Zasha Colah

Zasha Colah practices exhibition-making and art writing. She is co-artistic director at Archive Milano/Berlin/Dakar (Milano, 2021–) and lecturer in the Visual Arts & Curatorial Studies Department, Nuova Accademia di Belle Arti Milan (2018–). She is on the editorial board of Geoarchivi (2021–)a series of books that reopen rebellious archives at different geopolitical latitudes; a collaboration between the department and the publisher Meltemi.    

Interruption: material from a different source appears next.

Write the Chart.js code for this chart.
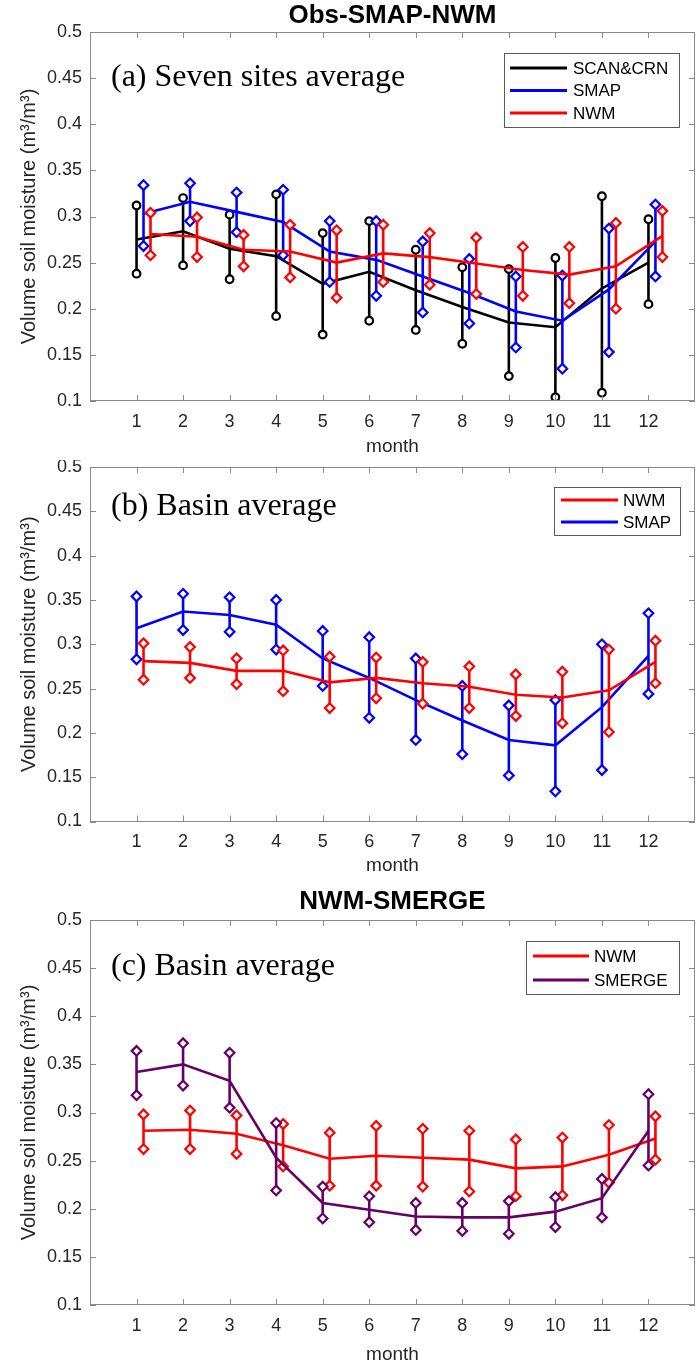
<!DOCTYPE html>
<html>
<head>
<meta charset="utf-8">
<script src="https://cdn.jsdelivr.net/npm/chart.js@4.4.1/dist/chart.umd.min.js"></script>
<style>
  html, body { margin: 0; padding: 0; background: #fff; }
  body { width: 697px; height: 1369px; position: relative; overflow: hidden; }
  canvas { position: absolute; left: 0; }
</style>
</head>
<body>
<canvas id="c1" width="697" height="460" style="top:0px"></canvas>
<canvas id="c2" width="697" height="420" style="top:460px"></canvas>
<canvas id="c3" width="697" height="489" style="top:880px"></canvas>
<script>
// months on the x axis
const months = [1, 2, 3, 4, 5, 6, 7, 8, 9, 10, 11, 12];
const xTickLabels = ['1', '2', '3', '4', '5', '6', '7', '8', '9', '10', '11', '12'];
const yTicks = [0.1, 0.15, 0.2, 0.25, 0.3, 0.35, 0.4, 0.45, 0.5];
const yTickLabels = ['0.1', '0.15', '0.2', '0.25', '0.3', '0.35', '0.4', '0.45', '0.5'];

// (a) seven sites average
const obsMeanA  = [0.275, 0.284, 0.265, 0.257, 0.227, 0.240, 0.220, 0.202, 0.185, 0.180, 0.222, 0.250];
const obsLowA   = [0.238, 0.247, 0.232, 0.192, 0.172, 0.187, 0.177, 0.162, 0.127, 0.104, 0.109, 0.205];
const obsHighA  = [0.312, 0.320, 0.302, 0.324, 0.282, 0.295, 0.264, 0.245, 0.243, 0.255, 0.322, 0.297];
const smapMeanA = [0.303, 0.316, 0.305, 0.294, 0.262, 0.253, 0.235, 0.217, 0.197, 0.187, 0.221, 0.273];
const smapLowA  = [0.268, 0.295, 0.283, 0.258, 0.229, 0.214, 0.196, 0.184, 0.158, 0.135, 0.153, 0.235];
const smapHighA = [0.334, 0.336, 0.326, 0.329, 0.295, 0.295, 0.273, 0.254, 0.235, 0.236, 0.287, 0.313];
const nwmMeanA  = [0.281, 0.278, 0.264, 0.262, 0.250, 0.260, 0.256, 0.249, 0.242, 0.237, 0.246, 0.279];
const nwmLowA   = [0.258, 0.256, 0.246, 0.234, 0.212, 0.229, 0.226, 0.216, 0.214, 0.206, 0.200, 0.256];
const nwmHighA  = [0.304, 0.299, 0.280, 0.291, 0.285, 0.291, 0.282, 0.277, 0.267, 0.267, 0.293, 0.306];

// (b) basin average, NWM vs SMAP
const nwmMeanB  = [0.281, 0.279, 0.270, 0.270, 0.257, 0.262, 0.256, 0.252, 0.243, 0.240, 0.248, 0.280];
const nwmLowB   = [0.260, 0.262, 0.255, 0.247, 0.228, 0.239, 0.233, 0.228, 0.219, 0.211, 0.201, 0.256];
const nwmHighB  = [0.301, 0.297, 0.284, 0.293, 0.286, 0.285, 0.280, 0.275, 0.266, 0.269, 0.294, 0.304];
const smapMeanB = [0.318, 0.337, 0.333, 0.322, 0.284, 0.262, 0.237, 0.214, 0.192, 0.186, 0.229, 0.287];
const smapLowB  = [0.283, 0.316, 0.314, 0.294, 0.253, 0.217, 0.192, 0.176, 0.152, 0.134, 0.158, 0.244];
const smapHighB = [0.354, 0.357, 0.353, 0.350, 0.315, 0.308, 0.284, 0.253, 0.231, 0.237, 0.300, 0.335];

// (c) basin average, NWM vs SMERGE
const nwmMeanC    = [0.281, 0.282, 0.278, 0.266, 0.252, 0.255, 0.253, 0.251, 0.242, 0.244, 0.256, 0.273];
const nwmLowC     = [0.262, 0.262, 0.257, 0.244, 0.224, 0.224, 0.223, 0.218, 0.213, 0.214, 0.227, 0.251];
const nwmHighC    = [0.298, 0.302, 0.297, 0.288, 0.279, 0.286, 0.283, 0.281, 0.272, 0.274, 0.287, 0.296];
const smergeMeanC = [0.342, 0.350, 0.333, 0.253, 0.206, 0.199, 0.192, 0.191, 0.191, 0.197, 0.211, 0.281];
const smergeLowC  = [0.318, 0.328, 0.305, 0.219, 0.190, 0.186, 0.178, 0.177, 0.174, 0.181, 0.191, 0.245];
const smergeHighC = [0.364, 0.372, 0.362, 0.289, 0.223, 0.213, 0.206, 0.206, 0.208, 0.212, 0.231, 0.319];

const SANS = "'Liberation Sans', Arial, sans-serif";
const SERIF = "'Liberation Serif', 'Times New Roman', serif";

const points = (dx, ys) => months.map((m, i) => ({ x: m + dx, y: ys[i] }));
const bars = (dx, lo, hi) => {
    const out = [];
    months.forEach((m, i) => {
        out.push({ x: m + dx, y: lo[i] }, { x: m + dx, y: hi[i] }, { x: m + dx, y: null });
    });
    return out;
};

// box frame with inward ticks on all four sides (matlab style)
const frameTicks = {
    id: 'frameTicks',
    afterDraw(chart) {
        const { ctx, chartArea: a, scales: { x, y } } = chart;
        const L = 6;
        ctx.save();
        ctx.strokeStyle = '#8a8a8a';
        ctx.lineWidth = 1;
        ctx.strokeRect(Math.round(a.left) + 0.5, Math.round(a.top) + 0.5,
            Math.round(a.right) - Math.round(a.left) - 1, Math.round(a.bottom) - Math.round(a.top) - 1);
        ctx.beginPath();
        x.ticks.forEach(t => {
            const px = Math.round(x.getPixelForValue(t.value)) + 0.5;
            ctx.moveTo(px, a.bottom); ctx.lineTo(px, a.bottom - L);
            ctx.moveTo(px, a.top); ctx.lineTo(px, a.top + L);
        });
        y.ticks.forEach(t => {
            const py = Math.round(y.getPixelForValue(t.value)) + 0.5;
            ctx.moveTo(a.left, py); ctx.lineTo(a.left + L, py);
            ctx.moveTo(a.right, py); ctx.lineTo(a.right - L, py);
        });
        ctx.stroke();
        ctx.restore();
    }
};

// panel note + boxed legend
const makeOverlay = (spec) => ({
    id: 'overlay',
    afterDraw(chart) {
        const ctx = chart.ctx;
        const t = spec.top;
        ctx.save();
        ctx.font = `32px ${SERIF}`;
        ctx.fillStyle = '#000';
        ctx.textAlign = 'left';
        ctx.textBaseline = 'alphabetic';
        ctx.fillText(spec.note, spec.noteX, spec.noteY - t);

        const lg = spec.legend;
        ctx.fillStyle = '#fff';
        ctx.fillRect(lg.x0, lg.y0 - t, lg.x1 - lg.x0, lg.y1 - lg.y0);
        ctx.strokeStyle = '#5a5a5a';
        ctx.lineWidth = 1;
        ctx.strokeRect(lg.x0 + 0.5, lg.y0 - t + 0.5, lg.x1 - lg.x0, lg.y1 - lg.y0);
        ctx.font = `17px ${SANS}`;
        ctx.textBaseline = 'middle';
        spec.series.forEach((s, i) => {
            const yy = lg.rows[i] - t;
            ctx.strokeStyle = s.color;
            ctx.lineWidth = 3;
            ctx.beginPath();
            ctx.moveTo(lg.lineX0, yy);
            ctx.lineTo(lg.lineX1, yy);
            ctx.stroke();
            ctx.fillStyle = '#000';
            ctx.fillText(s.label, lg.textX, yy + 1);
        });
        ctx.restore();
    }
});

const makePanel = (spec) => {
    const top = spec.top;
    const datasets = [];
    spec.series.forEach(s => {
        datasets.push({
            label: s.label,
            data: points(s.dx, s.mean),
            borderColor: s.color,
            borderWidth: 2.6,
            pointRadius: 0,
            tension: 0,
            fill: false,
            order: s.order
        });
        datasets.push({
            label: s.label + ' range',
            data: bars(s.dx, s.low, s.high),
            borderColor: s.color,
            borderWidth: 2.6,
            spanGaps: false,
            pointStyle: s.marker,
            pointRadius: s.marker === 'circle' ? 3.8 : 4.8,
            pointBorderWidth: 2.2,
            pointBorderColor: s.color,
            pointBackgroundColor: '#fff',
            fill: false,
            order: s.order
        });
    });

    const titleLh = 26 * 1.2;
    const tPadTop = spec.title ? spec.titleY - top - titleLh / 2 : 0;
    const tPadBottom = spec.title ? spec.chartTop - top - titleLh - tPadTop : 0;
    const monthPad = top + spec.height - spec.monthY - 19 * 1.2 / 2;

    new Chart(document.getElementById(spec.id), {
        type: 'line',
        data: { datasets },
        options: {
            responsive: false,
            animation: false,
            devicePixelRatio: 1,
            layout: {
                autoPadding: false,
                padding: { left: 0, right: 2, top: spec.title ? 0 : spec.chartTop - top, bottom: 0 }
            },
            plugins: {
                legend: { display: false },
                tooltip: { enabled: false },
                title: {
                    display: !!spec.title,
                    text: spec.title || '',
                    fullSize: false,
                    color: '#000',
                    font: { family: SANS, size: 26, weight: 'bold', lineHeight: 1.2 },
                    padding: { top: tPadTop, bottom: tPadBottom }
                }
            },
            scales: {
                x: {
                    type: 'linear',
                    min: 0,
                    max: 13,
                    grid: { display: false, drawTicks: false },
                    border: { display: false },
                    afterBuildTicks: sc => { sc.ticks = months.map(m => ({ value: m })); },
                    afterFit: sc => {
                        sc.height = top + spec.height - spec.chartBottom;
                        sc.paddingLeft = 0;
                        sc.paddingRight = 0;
                    },
                    ticks: {
                        padding: 10,
                        maxRotation: 0,
                        color: '#262626',
                        font: { family: SANS, size: 18 },
                        callback: (v, i) => xTickLabels[i]
                    },
                    title: {
                        display: true,
                        text: 'month',
                        color: '#262626',
                        font: { family: SANS, size: 19 },
                        padding: { top: 0, bottom: monthPad }
                    }
                },
                y: {
                    min: 0.1,
                    max: 0.5,
                    grid: { display: false, drawTicks: false },
                    border: { display: false },
                    afterBuildTicks: sc => { sc.ticks = yTicks.map(v => ({ value: v })); },
                    afterFit: sc => {
                        sc.width = 90;
                        sc.paddingTop = 0;
                        sc.paddingBottom = 0;
                    },
                    ticks: {
                        padding: 8,
                        color: '#262626',
                        font: { family: SANS, size: 18 },
                        callback: (v, i) => yTickLabels[i]
                    },
                    title: {
                        display: true,
                        text: 'Volume soil moisture (m³/m³)',
                        color: '#262626',
                        font: { family: SANS, size: 20 },
                        padding: { top: 17, bottom: 0 }
                    }
                }
            }
        },
        plugins: [frameTicks, makeOverlay(spec)]
    });
};

makePanel({
    id: 'c1', top: 0, height: 460, chartTop: 32, chartBottom: 401, titleY: 15.7, monthY: 447,
    title: 'Obs-SMAP-NWM',
    note: '(a) Seven sites average', noteX: 111, noteY: 86,
    legend: { x0: 504, x1: 679, y0: 53, y1: 127, rows: [68, 90.5, 113], lineX0: 510, lineX1: 567, textX: 573 },
    series: [
        { label: 'SCAN&CRN', color: '#000000', marker: 'circle', dx: 0, order: 2, mean: obsMeanA, low: obsLowA, high: obsHighA },
        { label: 'SMAP', color: '#0000ff', marker: 'rectRot', dx: 0.15, order: 1, mean: smapMeanA, low: smapLowA, high: smapHighA },
        { label: 'NWM', color: '#ff0000', marker: 'rectRot', dx: 0.3, order: 0, mean: nwmMeanA, low: nwmLowA, high: nwmHighA }
    ]
});

makePanel({
    id: 'c2', top: 460, height: 420, chartTop: 467, chartBottom: 821.5, monthY: 866,
    title: null,
    note: '(b) Basin average', noteX: 111, noteY: 515,
    legend: { x0: 554, x1: 680, y0: 487, y1: 535, rows: [500, 522], lineX0: 561, lineX1: 618, textX: 623 },
    series: [
        { label: 'NWM', color: '#ff0000', marker: 'rectRot', dx: 0.15, order: 0, mean: nwmMeanB, low: nwmLowB, high: nwmHighB },
        { label: 'SMAP', color: '#0000ff', marker: 'rectRot', dx: 0, order: 1, mean: smapMeanB, low: smapLowB, high: smapHighB }
    ]
});

makePanel({
    id: 'c3', top: 880, height: 489, chartTop: 920, chartBottom: 1305, titleY: 901.7, monthY: 1355,
    title: 'NWM-SMERGE',
    note: '(c) Basin average', noteX: 111, noteY: 975,
    legend: { x0: 526, x1: 679, y0: 941, y1: 994, rows: [956, 980], lineX0: 533, lineX1: 589, textX: 594 },
    series: [
        { label: 'NWM', color: '#ff0000', marker: 'rectRot', dx: 0.15, order: 1, mean: nwmMeanC, low: nwmLowC, high: nwmHighC },
        { label: 'SMERGE', color: '#660066', marker: 'rectRot', dx: 0, order: 0, mean: smergeMeanC, low: smergeLowC, high: smergeHighC }
    ]
});
</script>
</body>
</html>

 She is a research fellow at 221A (Vancouver, 2021–22), segueing indigenous geographies for a research project titled, The Scorched-Earthly. Her writing on the curatorial has been included in The New Curator (ed. Natasha Hoare et al., Laurence King, 2016), The Curatorial Conundrum (ed. Paul O’Neill et al., MIT Press, 2016). Her doctoral thesis turned around meta-exhibition practices in Indo-Burma since the 80s, under varying forms of dictatorship and authoritarian rule. Her latest essays on this region have been included in Interlaced Journeys: Diaspora and the Contemporary in Southeast Asian Art (eds. Patrick D Flores and Loredana Pazzini-Paracciani, Osage, 2020), Art & Ecology (with Marco Scotini, eds. Ravi Agarwal and Latika Gupta, Marg, 2020) and in 20th Century Indian Art: Modern, Post-Independence, Contemporary (eds. Partha Mitter et al., Thames & Hudson, 2022). 

Colah's exhibitions often research acts of individual and collective imagination in art histories submerged by prolonged militarized situations through the prisms of illegality and humour. She co-founded the research collaborative, blackrice (Tuensang, Nagaland, 2007) and the curatorial collaborative and union of artists, Clark House Initiative (Mumbai, 2010–2022). She has worked on simultaneous exhibiting practices at Clark House or in sites occupied by the initiative from 2010–15. 

She curated Pedro Gómez-Egaña: Inmeridiem (with Marianne Zamecznik, temporary public art commission for Deichmanske bibliotek, National Public Library, Oslo, 2021–22); Anawana Haloba: How to (re)pair my grandmother’s basket and Muna Mussie: Bologna St. 173 (both with Chiara Figone, Archvie Milano, 2021). She curated the third Pune Biennale, Habit-co-Habit. Artistic Simulations of Some Everyday Spaces (with Luca Cerizza, 2017); and the second Yinchuan Biennale, Starting from the Desert. Ecologies on the Edge (as part of the curatorial team led by Marco Scotini, 2018). She was curator of Indian Modern Art at the CSMVS Museum (Mumbai, 2009–11); and curator of public programs at the National Gallery of Modern Art (Mumbai, 2004–05).

 

 

Zasha Colah first came to DAI in Bergamo in April, 2022 as respondent to our Kitchen presentations. She returned to join us, again in Bergamo for COOP SUMMIT 2022. May 23 she joined us during our Confluence on the island of Salina as part of the tutorial team of COOP study group – Publishing Practices: Textauralities, Oralitures, Corpoliteracies.